#### [Job]
Give only the number of lines that hold the word "this".

Source code of charts
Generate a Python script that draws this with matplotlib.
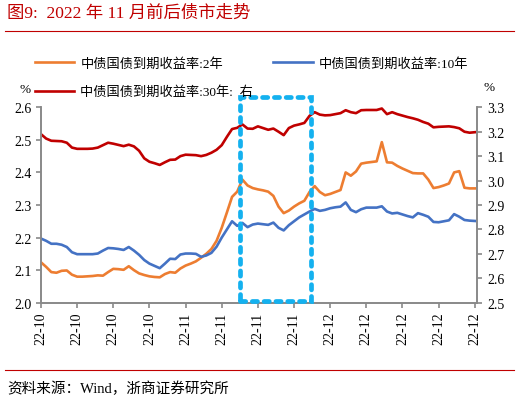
import numpy as np
import pandas as pd
import matplotlib
matplotlib.use('Agg')
import matplotlib.pyplot as plt
import matplotlib.dates as mdates
from matplotlib.patches import Rectangle
from matplotlib.lines import Line2D
from datetime import datetime, timedelta

plt.rcParams['font.family'] = ['Liberation Serif', 'Noto Sans CJK SC']

# daily values, 2022-10-08 .. 2022-12-31
dates = pd.date_range('2022-10-08', periods=85, freq='D').to_pydatetime()

y2 = [2.124, 2.110, 2.094, 2.092, 2.098, 2.099, 2.086, 2.080, 2.080, 2.081,
      2.082, 2.084, 2.083, 2.094, 2.104, 2.103, 2.101, 2.112, 2.100, 2.090,
      2.085, 2.081, 2.079, 2.078, 2.088, 2.094, 2.092, 2.105, 2.114, 2.120,
      2.127, 2.138, 2.150, 2.165, 2.190, 2.230, 2.277, 2.325, 2.341, 2.378,
      2.360, 2.352, 2.348, 2.345, 2.341, 2.328, 2.295, 2.275, 2.283, 2.295,
      2.305, 2.313, 2.340, 2.358, 2.340, 2.330, 2.334, 2.340, 2.346, 2.400,
      2.390, 2.403, 2.427, 2.430, 2.432, 2.434, 2.493, 2.431, 2.430, 2.420,
      2.412, 2.405, 2.398, 2.397, 2.397, 2.378, 2.352, 2.355, 2.360, 2.366,
      2.400, 2.404, 2.353, 2.351, 2.351]

y10 = [2.197, 2.190, 2.181, 2.181, 2.178, 2.171, 2.155, 2.149, 2.149, 2.149,
       2.149, 2.151, 2.160, 2.168, 2.167, 2.165, 2.162, 2.171, 2.160, 2.147,
       2.131, 2.120, 2.113, 2.106, 2.120, 2.135, 2.134, 2.148, 2.151, 2.151,
       2.150, 2.141, 2.145, 2.153, 2.172, 2.200, 2.225, 2.250, 2.236, 2.245,
       2.232, 2.240, 2.243, 2.241, 2.239, 2.246, 2.230, 2.222, 2.238, 2.250,
       2.262, 2.271, 2.280, 2.288, 2.282, 2.285, 2.290, 2.293, 2.295, 2.308,
       2.285, 2.278, 2.287, 2.292, 2.292, 2.292, 2.296, 2.280, 2.274, 2.276,
       2.271, 2.266, 2.262, 2.275, 2.270, 2.264, 2.248, 2.247, 2.250, 2.253,
       2.272, 2.264, 2.254, 2.252, 2.251]

y30 = [3.190, 3.172, 3.163, 3.162, 3.161, 3.155, 3.135, 3.130, 3.130, 3.130,
       3.131, 3.135, 3.145, 3.155, 3.151, 3.146, 3.141, 3.147, 3.140, 3.122,
       3.091, 3.077, 3.071, 3.064, 3.075, 3.085, 3.086, 3.100, 3.106, 3.105,
       3.104, 3.100, 3.105, 3.114, 3.126, 3.145, 3.179, 3.211, 3.216, 3.230,
       3.213, 3.212, 3.222, 3.215, 3.208, 3.213, 3.200, 3.186, 3.215, 3.225,
       3.230, 3.236, 3.265, 3.280, 3.270, 3.267, 3.268, 3.272, 3.276, 3.288,
       3.280, 3.276, 3.288, 3.289, 3.289, 3.289, 3.295, 3.272, 3.280, 3.272,
       3.266, 3.260, 3.255, 3.249, 3.240, 3.233, 3.218, 3.220, 3.221, 3.222,
       3.219, 3.214, 3.200, 3.196, 3.198]

names = ['中债国债到期收益率:2年', '中债国债到期收益率:10年', '中债国债到期收益率:30年:  右']

# highlighted period (dashed box)
hl_start = datetime(2022, 11, 15, 14)
hl_end = datetime(2022, 11, 29, 7)

red = '#C00000'
grey = '#898989'

fig = plt.figure(figsize=(5.2, 4.02), dpi=100)
ax = fig.add_axes([0.0788, 0.2445, 0.8392, 0.4861])
ax2 = ax.twinx()

l2, = ax.plot(dates, y2, color='#ED7D31', lw=1.9, solid_joinstyle='round')
l10, = ax.plot(dates, y10, color='#4472C4', lw=1.9, solid_joinstyle='round')
l30, = ax2.plot(dates, y30, color=red, lw=1.9, solid_joinstyle='round')

ax.set_ylim(2.0, 2.6)
ax2.set_ylim(2.5, 3.3)
ax.set_yticks(np.arange(2.0, 2.61, 0.1))
ax2.set_yticks(np.arange(2.5, 3.31, 0.1))
ax.yaxis.set_major_formatter(plt.FormatStrFormatter('%.1f'))
ax2.yaxis.set_major_formatter(plt.FormatStrFormatter('%.1f'))

ax.set_xlim(dates[0], dates[0] + timedelta(days=84.5))
ticks = pd.date_range('2022-10-08', periods=13, freq='7D').to_pydatetime()
ax.set_xticks(ticks)
ax.set_xticklabels([t.strftime('%y-%m') for t in ticks], rotation=90)

for a in (ax, ax2):
    a.spines['top'].set_visible(False)
    for s in ('left', 'right', 'bottom'):
        a.spines[s].set_color(grey)
        a.spines[s].set_linewidth(1.2)
    a.tick_params(axis='both', colors=grey, labelcolor='black', labelsize=10,
                  length=3.5, width=1.2, direction='out')
ax.tick_params(axis='x', pad=3)

x0 = mdates.date2num(hl_start)
x1 = mdates.date2num(hl_end)
box = Rectangle((x0, 2.006), x1 - x0, 0.625, fill=False, edgecolor='#14B1EF',
                lw=3.4, linestyle=(0, (1.1, 1.4)), clip_on=False, zorder=5)
box.set_capstyle('round')
ax.add_patch(box)
ax.set_zorder(ax2.get_zorder() + 1)
ax.patch.set_visible(False)

fig.legend(handles=[l2, l30, l10], labels=[names[0], names[2], names[1]],
           ncol=2, loc='upper left', bbox_to_anchor=(0.067, 0.856),
           frameon=False, prop={'size': 9.5}, handlelength=3.0,
           handletextpad=0.45, columnspacing=1.5, labelspacing=1.2,
           borderpad=0, borderaxespad=0)

fig.text(25 / 520, 1 - 90 / 402, '%', ha='center', va='center', fontsize=9.5)
fig.text(489 / 520, 1 - 88 / 402, '%', ha='center', va='center', fontsize=9.5)

fig.text(7 / 520, 1 - 14 / 402, '图9:  2022 年 11 月前后债市走势', color=red,
         fontsize=12.5, va='center', ha='left')
fig.add_artist(Line2D([5 / 520, 514 / 520], [1 - 31.7 / 402] * 2, color=red, lw=0.8))
fig.add_artist(Line2D([5 / 520, 514 / 520], [1 - 370.7 / 402] * 2, color=red, lw=0.8))
fig.text(7 / 520, 1 - 389 / 402, '资料来源：Wind，浙商证券研究所', fontsize=10.5,
         va='center', ha='left')

fig.savefig('out.png', dpi=100)
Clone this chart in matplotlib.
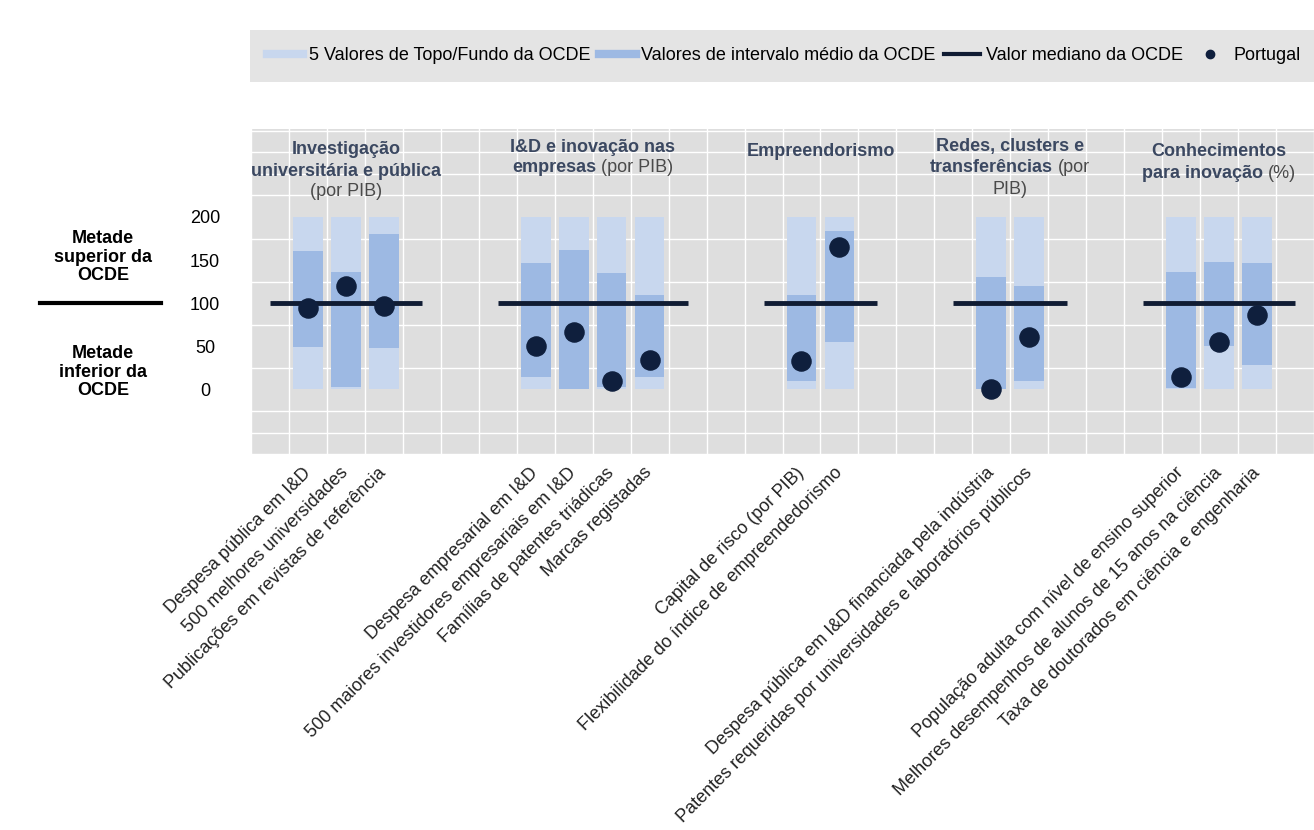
import matplotlib
matplotlib.use("Agg")
import matplotlib.pyplot as plt
from matplotlib.lines import Line2D
from matplotlib.patches import Rectangle
import numpy as np

plt.rcParams['font.family'] = ['Liberation Sans', 'DejaVu Sans']

# indicator labels, grouped by panel
groups = [
    ["Despesa pública em I&D", "500 melhores universidades",
     "Publicações em revistas de referência"],
    ["Despesa empresarial em I&D", "500 maiores investidores empresariais em I&D",
     "Famílias de patentes triádicas", "Marcas registadas"],
    ["Capital de risco (por PIB)", "Flexibilidade do índice de empreendedorismo"],
    ["Despesa pública em I&D financiada pela indústria",
     "Patentes requeridas por universidades e laboratórios públicos"],
    ["População adulta com nível de ensino superior",
     "Melhores desempenhos de alunos de 15 anos na ciência",
     "Taxa de doutorados em ciência e engenharia"],
]

# panel titles: lines made of (text, bold) pieces
panel_titles = [
    [[("Investigação", True)], [("universitária e pública", True)], [("(por PIB)", False)]],
    [[("I&D e inovação nas", True)], [("empresas", True), ("(por PIB)", False)]],
    [[("Empreendorismo", True)]],
    [[("Redes, clusters e", True)], [("transferências", True), ("(por", False)], [("PIB)", False)]],
    [[("Conhecimentos", True)], [("para inovação", True), ("(%)", False)]],
]

# values (OECD median = 100)
top_bottom_low = [0, 0, 0, 0, 0, 0, 0, 0, 0, 0, 0, 0, 0, 0]
top_bottom_high = [200, 200, 200, 200, 200, 200, 200, 200, 200, 200, 200, 200, 200, 200]
mid_low = [49, 3, 48, 14, 0, 3, 14, 10, 55, 0, 10, 2, 50, 28]
mid_high = [160, 136, 180, 147, 162, 135, 110, 110, 184, 130, 120, 136, 148, 147]
median = 100
portugal = [95, 120, 97, 50, 67, 10, 34, 33, 165, 1, 61, 14, 55, 86]

light_c = '#c8d7ee'
dark_c = '#9db9e3'
navy = '#0f1f3d'
title_c = '#3b4861'

# x positions: 3 empty slots between panels
pos = []
group_pos = []
start = 0
for g in groups:
    p = list(range(start, start + len(g)))
    group_pos.append(p)
    pos += p
    start += len(g) + 3
pos = np.array(pos)
labels = [l for g in groups for l in g]

W, H = 1314, 830
fig = plt.figure(figsize=(W / 100, H / 100), dpi=100)
ax = fig.add_axes([251 / W, 1 - 455 / H, 1 - 251 / W, (455 - 129) / H])
ax.set_facecolor('#dedede')
ax.set_xlim(-1.5, pos[-1] + 1.5)
ax.set_ylim(-76, 302)

ax.set_xticks(np.arange(-1.5, pos[-1] + 1.6, 1), minor=True)
ax.set_yticks(np.arange(-75, 301, 25), minor=True)
ax.grid(which='minor', color='white', lw=1.0)
ax.set_axisbelow(True)
for s in ax.spines.values():
    s.set_visible(False)

lo = np.array(top_bottom_low)
hi = np.array(top_bottom_high)
ax.bar(pos, hi - lo, bottom=lo, width=0.78, color=light_c, zorder=2)
ax.bar(pos, np.array(mid_high) - np.array(mid_low), bottom=mid_low, width=0.78,
       color=dark_c, zorder=3)
for p in group_pos:
    ax.hlines(median, p[0] - 1, p[-1] + 1, color='#101c33', lw=3.5, zorder=4)
ax.scatter(pos, portugal, s=190, color=navy, zorder=5)

ax.set_yticks([0, 50, 100, 150, 200])
ax.set_yticklabels(['0', '50', '100', '150', '200'], fontsize=13, ha='center')
ax.tick_params(axis='y', which='both', length=0, pad=33)
ax.set_xticks(pos)
ax.set_xticklabels(labels, rotation=45, ha='right', va='center',
                   rotation_mode='anchor', fontsize=13, color='#222222')
ax.tick_params(axis='x', which='both', length=0, pad=11)

# panel titles
renderer = fig.canvas.get_renderer()
title_top = [150, 147, 152, 147, 152]
for p, lines, ytop in zip(group_pos, panel_titles, title_top):
    xc = ax.transData.transform((np.mean(p), 0))[0]
    for k, pieces in enumerate(lines):
        ypx = ytop + 21 * k
        texts, widths = [], []
        for s, b in pieces:
            t = fig.text(0, 1 - ypx / H, s, fontsize=13,
                         fontweight='bold' if b else 'normal',
                         color=title_c if b else '#4a4a4a', ha='left', va='center')
            texts.append(t)
            widths.append(t.get_window_extent(renderer).width)
        gap = 5
        x = xc - (sum(widths) + gap * (len(pieces) - 1)) / 2
        for t, w in zip(texts, widths):
            t.set_x(x / W)
            x += w + gap

# left side labels
fig.text(103 / W, 1 - 257 / H, "Metade\nsuperior da\nOCDE", ha='center', va='center',
         fontsize=13, fontweight='bold', linespacing=1.1)
fig.text(103 / W, 1 - 372 / H, "Metade\ninferior da\nOCDE", ha='center', va='center',
         fontsize=13, fontweight='bold', linespacing=1.1)
fig.add_artist(Line2D([40 / W, 161 / W], [1 - 303 / H, 1 - 303 / H], color='black', lw=3))

# legend band
fig.add_artist(Rectangle((250 / W, 1 - 82 / H), 1 - 250 / W, 52 / H,
                         transform=fig.transFigure, facecolor='#e4e4e4', edgecolor='none'))
handles = [
    Line2D([], [], color=light_c, lw=6),
    Line2D([], [], color=dark_c, lw=6),
    Line2D([], [], color='#101c33', lw=3),
    Line2D([], [], color=navy, marker='o', ls='none', markersize=6),
]
fig.legend(handles, ["5 Valores de Topo/Fundo da OCDE", "Valores de intervalo médio da OCDE",
                     "Valor mediano da OCDE", "Portugal"],
           loc='center', bbox_to_anchor=(784 / W, 1 - 56 / H), ncol=4, frameon=False,
           fontsize=13, handlelength=2.0, handletextpad=0.3, columnspacing=0.5)

fig.savefig('out.png', dpi=100)
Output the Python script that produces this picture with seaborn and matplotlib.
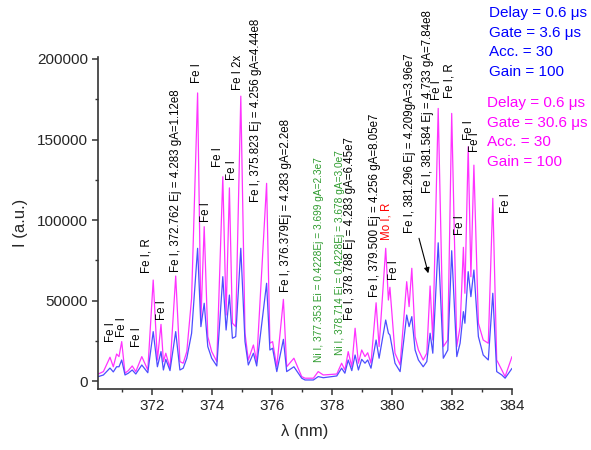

#### [Task output]
3